Surely it was obscene for us to nuke Nagasaki just three days, 72 hours, after we had nuked Hiroshima.
In the words of the immortal bard: go fuck yourself. Japan literally had a failed coup to stop the surrender. It took multiple bombs and the obliteration of japanese forces in Manchuria, to get them to surrender. Hirohito even said it in his speech to the people.
 
The Japanese were not dead set on continuing the war, In fact, they were seeking peace negotiations through the Swiss and the Soviets.
Well, through the Soviets at least.


The Japanese were seeking peace negotiations from Potsdam onward. The sticking point in the negotiations was the status of the Emperor. The Japanese felt that if he was tried as a war criminal, their society would fall apart.
There were no negotiations. Therefore there was no sticking point in the negotiations.


The fact that 100 new battled hardened divisions of Rape-y Soviets just showed up on their western flank did.
It was more that the Soviet declaration of war meant that Japan's "mediation gambit" was not going to work.

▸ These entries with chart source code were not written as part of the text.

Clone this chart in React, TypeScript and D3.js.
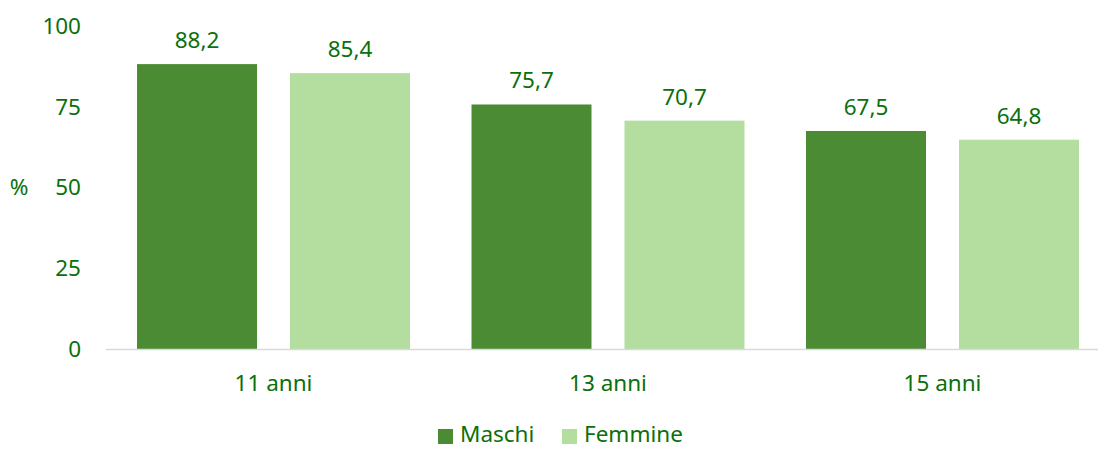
import * as d3 from "d3";
import React from "react";

// dati
const categories = ["11 anni", "13 anni", "15 anni"];
const seriesNames = ["Maschi", "Femmine"];
const maschi = [88.2, 75.7, 67.5];
const femmine = [85.4, 70.7, 64.8];
const yTicks = [0, 25, 50, 75, 100];

const W = 1098;
const H = 450;
const colors = ["#4b8b34", "#b3dea0"];
const textColor = "#0b700b";
const font = "'Noto Sans', 'Open Sans', sans-serif";
const fs = 22.5;

const App = () => {
  const values = [maschi, femmine];

  const x0 = d3.scaleBand<string>()
    .domain(categories)
    .range([106.25, 1109.75])
    .paddingInner(0.1839)
    .paddingOuter(0.092);

  const x1 = d3.scaleBand<string>()
    .domain(seriesNames)
    .range([0, x0.bandwidth()])
    .paddingInner(33 / 153);

  const y = d3.scaleLinear().domain([0, 100]).range([349, 26]);

  const fmt = (v: number) => v.toFixed(1).replace(".", ",");

  return (
    <svg width={W} height={H} style={{ position: "absolute", left: 0, top: 0 }} fontFamily={font}>
      {/* etichette asse y */}
      {yTicks.map(t => (
        <text key={t} x={81} y={y(t)} dy="0.35em" textAnchor="end" fontSize={fs} fill={textColor}>{t}</text>
      ))}
      <text x={19} y={y(50)} dy="0.35em" textAnchor="middle" fontSize={fs} fill={textColor}>%</text>

      {/* barre */}
      {categories.map((c, i) => (
        <g key={c} transform={`translate(${x0(c)},0)`}>
          {seriesNames.map((s, j) => (
            <g key={s}>
              <rect
                x={x1(s)}
                y={y(values[j][i])}
                width={x1.bandwidth()}
                height={y(0) - y(values[j][i])}
                fill={colors[j]}
              />
              <text
                x={(x1(s) ?? 0) + x1.bandwidth() / 2}
                y={y(values[j][i]) - 16}
                textAnchor="middle"
                fontSize={fs}
                fill={textColor}
              >{fmt(values[j][i])}</text>
            </g>
          ))}
        </g>
      ))}

      {/* asse x */}
      <line x1={106} x2={W} y1={349.5} y2={349.5} stroke="#d9d9d9" strokeWidth={1.5} />
      {categories.map(c => (
        <text key={c} x={(x0(c) ?? 0) + x0.bandwidth() / 2} y={391} textAnchor="middle" fontSize={fs} fill={textColor}>{c}</text>
      ))}

      {/* legenda */}
      {seriesNames.map((s, j) => {
        const lx = [438, 562][j];
        return (
          <g key={s}>
            <rect x={lx} y={429} width={15} height={15} fill={colors[j]} />
            <text x={lx + 22} y={442} fontSize={fs} fill={textColor}>{s}</text>
          </g>
        );
      })}
    </svg>
  );
};

export default App;
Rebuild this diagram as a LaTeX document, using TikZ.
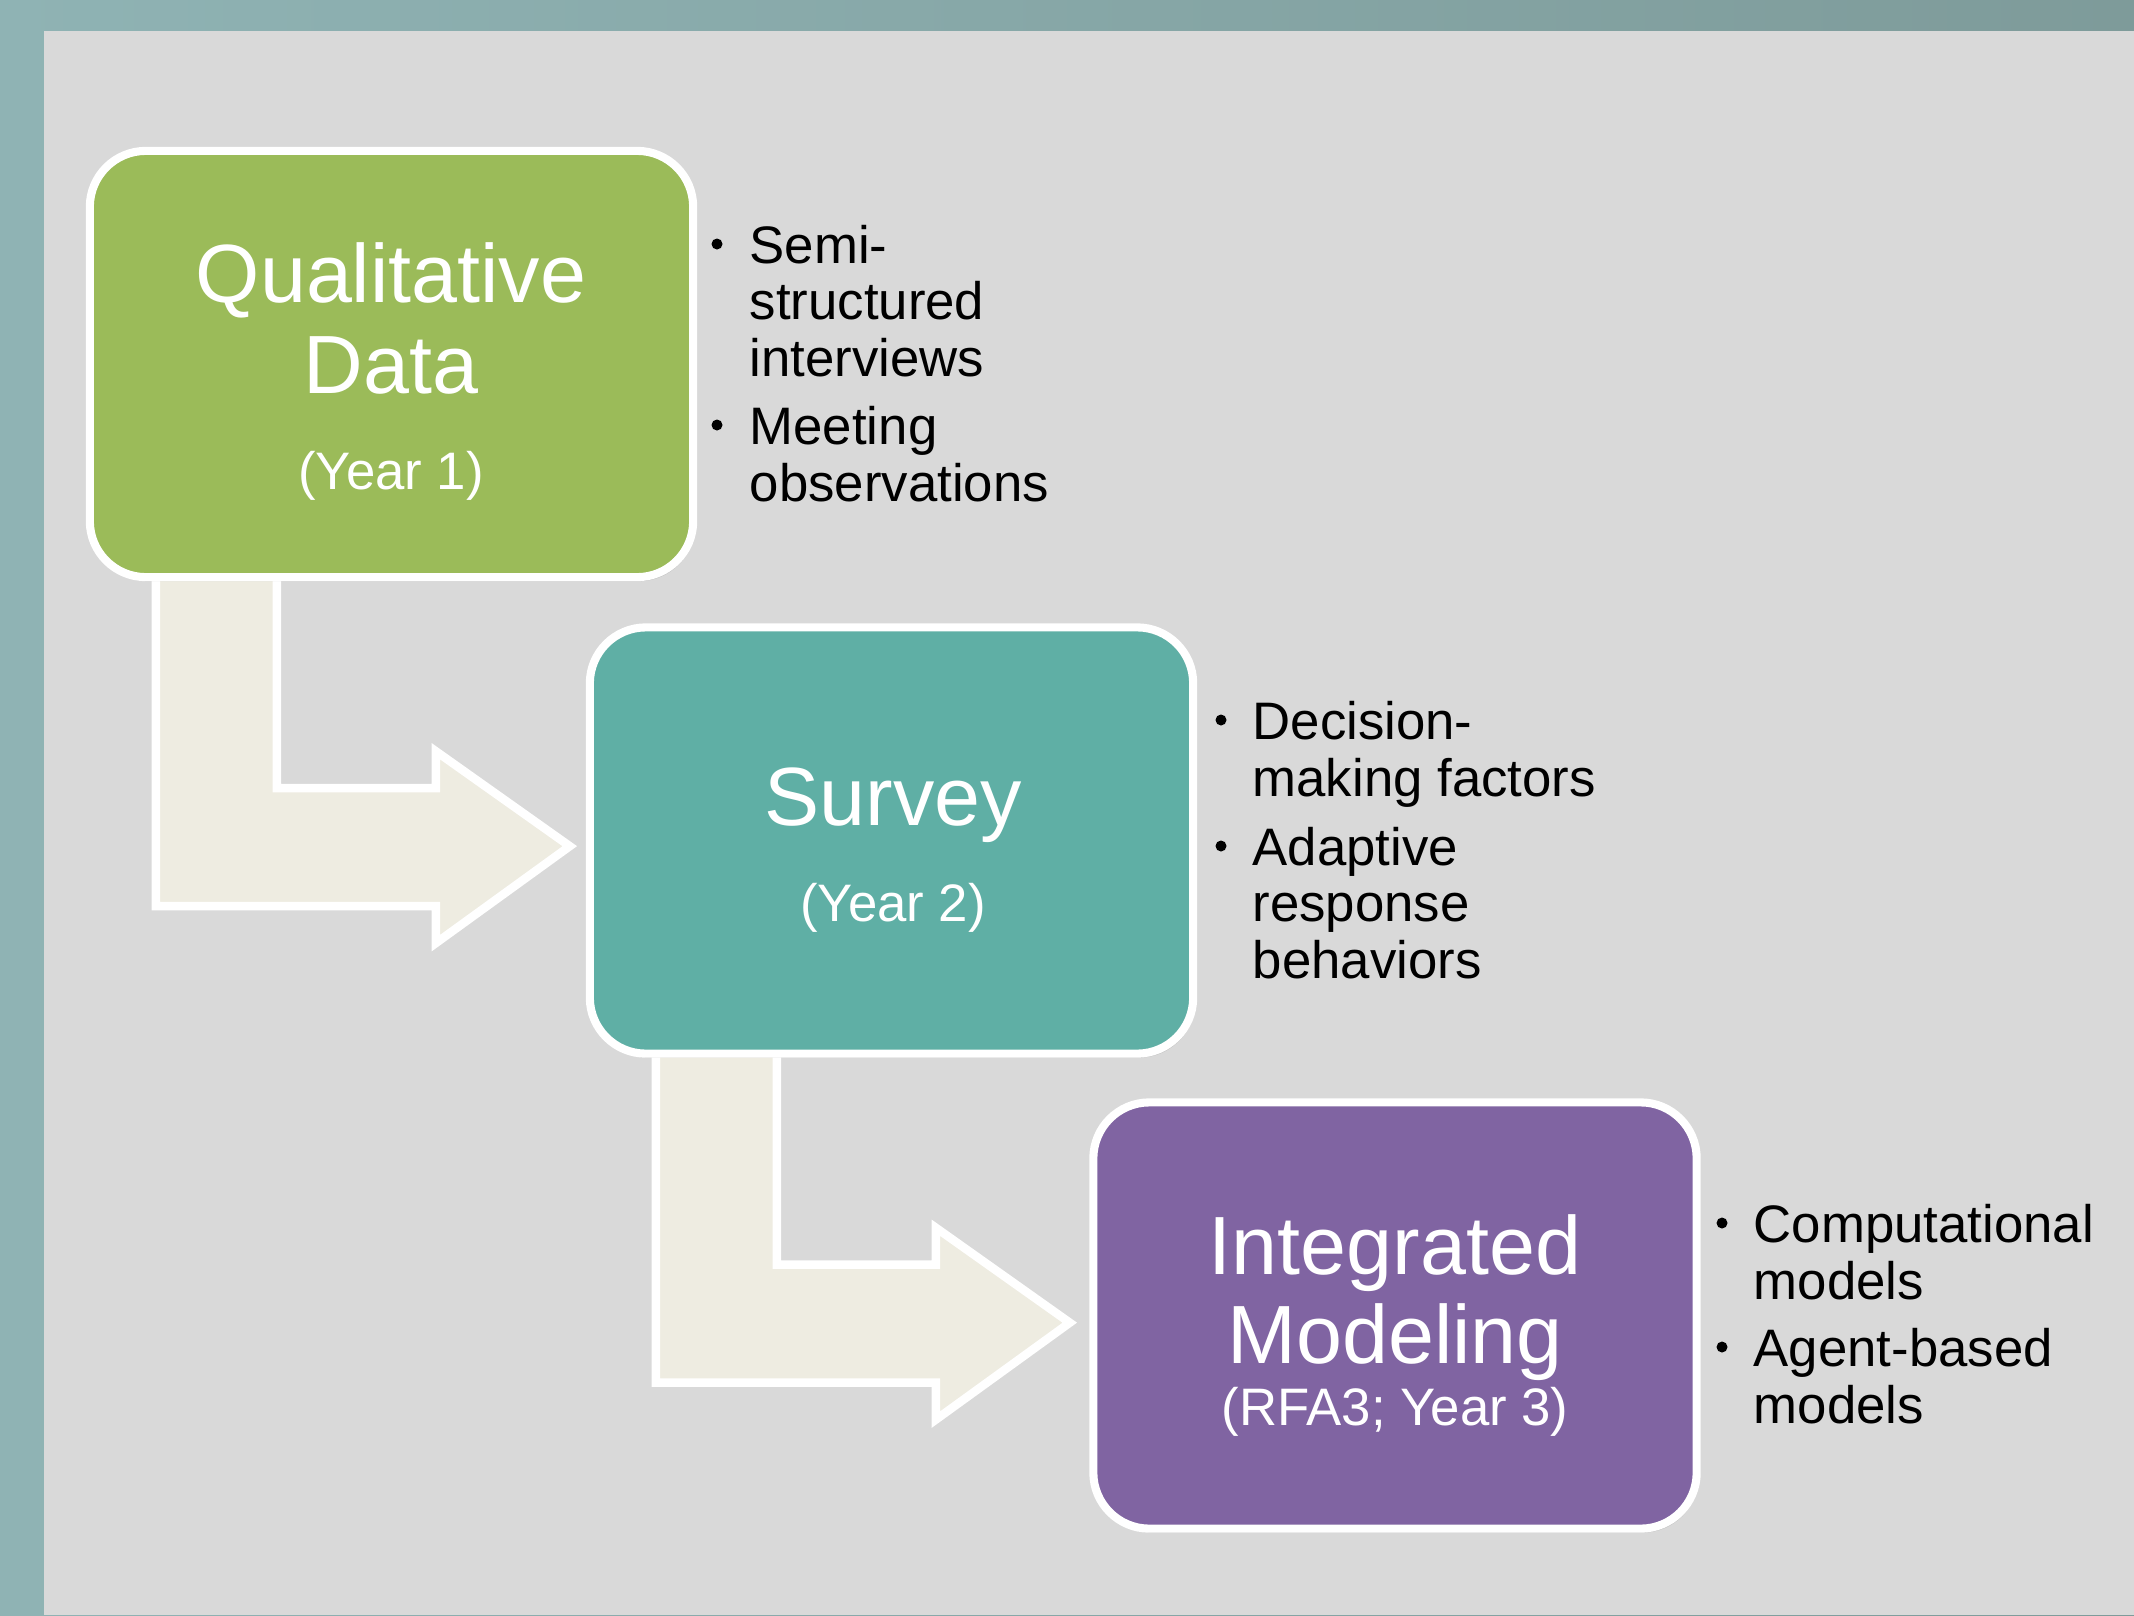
\documentclass[tikz,border=0pt]{standalone}
\usepackage{fontspec}
\setmainfont{Liberation Sans}
\usetikzlibrary{shadows,positioning}
\definecolor{qualgreen}{HTML}{9BBB59}
\definecolor{surveyteal}{HTML}{5FAFA5}
\definecolor{modelpurple}{HTML}{8064A2}
\definecolor{slidegray}{HTML}{D9D9D9}
\definecolor{frametealL}{HTML}{8FB3B4}
\definecolor{frametealR}{HTML}{7E9B9A}
\definecolor{arrowcream}{HTML}{EEECE1}
\pgfdeclarelayer{slide}
\pgfdeclarelayer{arrows}
\pgfsetlayers{slide,arrows,main}
\tikzset{
  stage/.style={rounded corners=0.56cm, draw=white, line width=2.3pt,
    minimum width=6.03cm, minimum height=4.26cm,
    drop shadow={shadow xshift=0.02cm, shadow yshift=-0.04cm, opacity=0.3}},
  title/.style={text=white, anchor=base, inner sep=0, font=\fontsize{23.5}{28}\selectfont},
  yearlbl/.style={text=white, anchor=base, inner sep=0, font=\fontsize{15}{18}\selectfont},
  bullettext/.style={anchor=base west, align=left, inner sep=0, font=\fontsize{15}{15.94}\selectfont},
  dotmark/.style={circle, fill=black, inner sep=0, minimum size=0.11cm},
  bendarrow/.style={fill=arrowcream, draw=white, line width=2.4pt, line join=miter,
    drop shadow={shadow xshift=0.02cm, shadow yshift=-0.03cm, opacity=0.3}}
}
\begin{document}
\begin{tikzpicture}[x=0.01cm,y=-0.01cm]
% slide background
\begin{pgfonlayer}{slide}
\shade[left color=frametealL, right color=frametealR] (0,0) rectangle (2134,1615);
\fill[slidegray] (44,31) rectangle (2134,1615);
\end{pgfonlayer}
% stages
\node[stage, fill=qualgreen] (qual) at (391.5,364) {};
\node[stage, fill=surveyteal] (surv) at (891.5,840.5) {};
\node[stage, fill=modelpurple] (integ) at (1395,1315.5) {};
\node[title] (qualA) at (391,302) {Qualitative};
\node[title] (qualB) at (391,393) {Data};
\node[yearlbl] (qualY) at (391,489) {(Year 1)};
\node[title] (survA) at (893,825) {Survey};
\node[yearlbl] (survY) at (893,921) {(Year 2)};
\node[title] (integA) at (1395,1274) {Integrated};
\node[title] (integB) at (1395,1363) {Modeling};
\node[yearlbl] (integY) at (1395,1425) {(RFA3; Year 3)};
% bent arrows between stages
\begin{pgfonlayer}{arrows}
\foreach \from in {qual,surv}
  \draw[bendarrow, shift={(\from.south west)}]
    (70,-10) -- (70,325) -- (350,325) -- (350,362) -- (484,265)
    -- (350,170) -- (350,207) -- (191,207) -- (191,-10) -- cycle;
\end{pgfonlayer}
% bullet lists (base = last line)
\node[dotmark] (qualD1) at (717,244) {};
\node[bullettext] (qualT1) at (749,376) {Semi-\\structured\\interviews};
\node[dotmark] (qualD2) at (717,425) {};
\node[bullettext] (qualT2) at (749,501) {Meeting\\observations};
\node[dotmark] (survD1) at (1221,720) {};
\node[bullettext] (survT1) at (1252,796) {Decision-\\making factors};
\node[dotmark] (survD2) at (1221,846) {};
\node[bullettext] (survT2) at (1252,978) {Adaptive\\response\\behaviors};
\node[dotmark] (integD1) at (1722,1223) {};
\node[bullettext] (integT1) at (1753,1299) {Computational\\models};
\node[dotmark] (integD2) at (1722,1347) {};
\node[bullettext] (integT2) at (1753,1423) {Agent-based\\models};
\end{tikzpicture}
\end{document}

Japan had already decided to try to escape the war when we overran Iwo Jima and Okinawa.


Most of the hard-core divisions were deployed in China or had been lost in the Pacific. What they had left in Japan were the reserves, not well armed, not well trained.
True, but given the scale of the invasion and the scale of the defense, there was still potential for a lot of damage to be done in an invasion.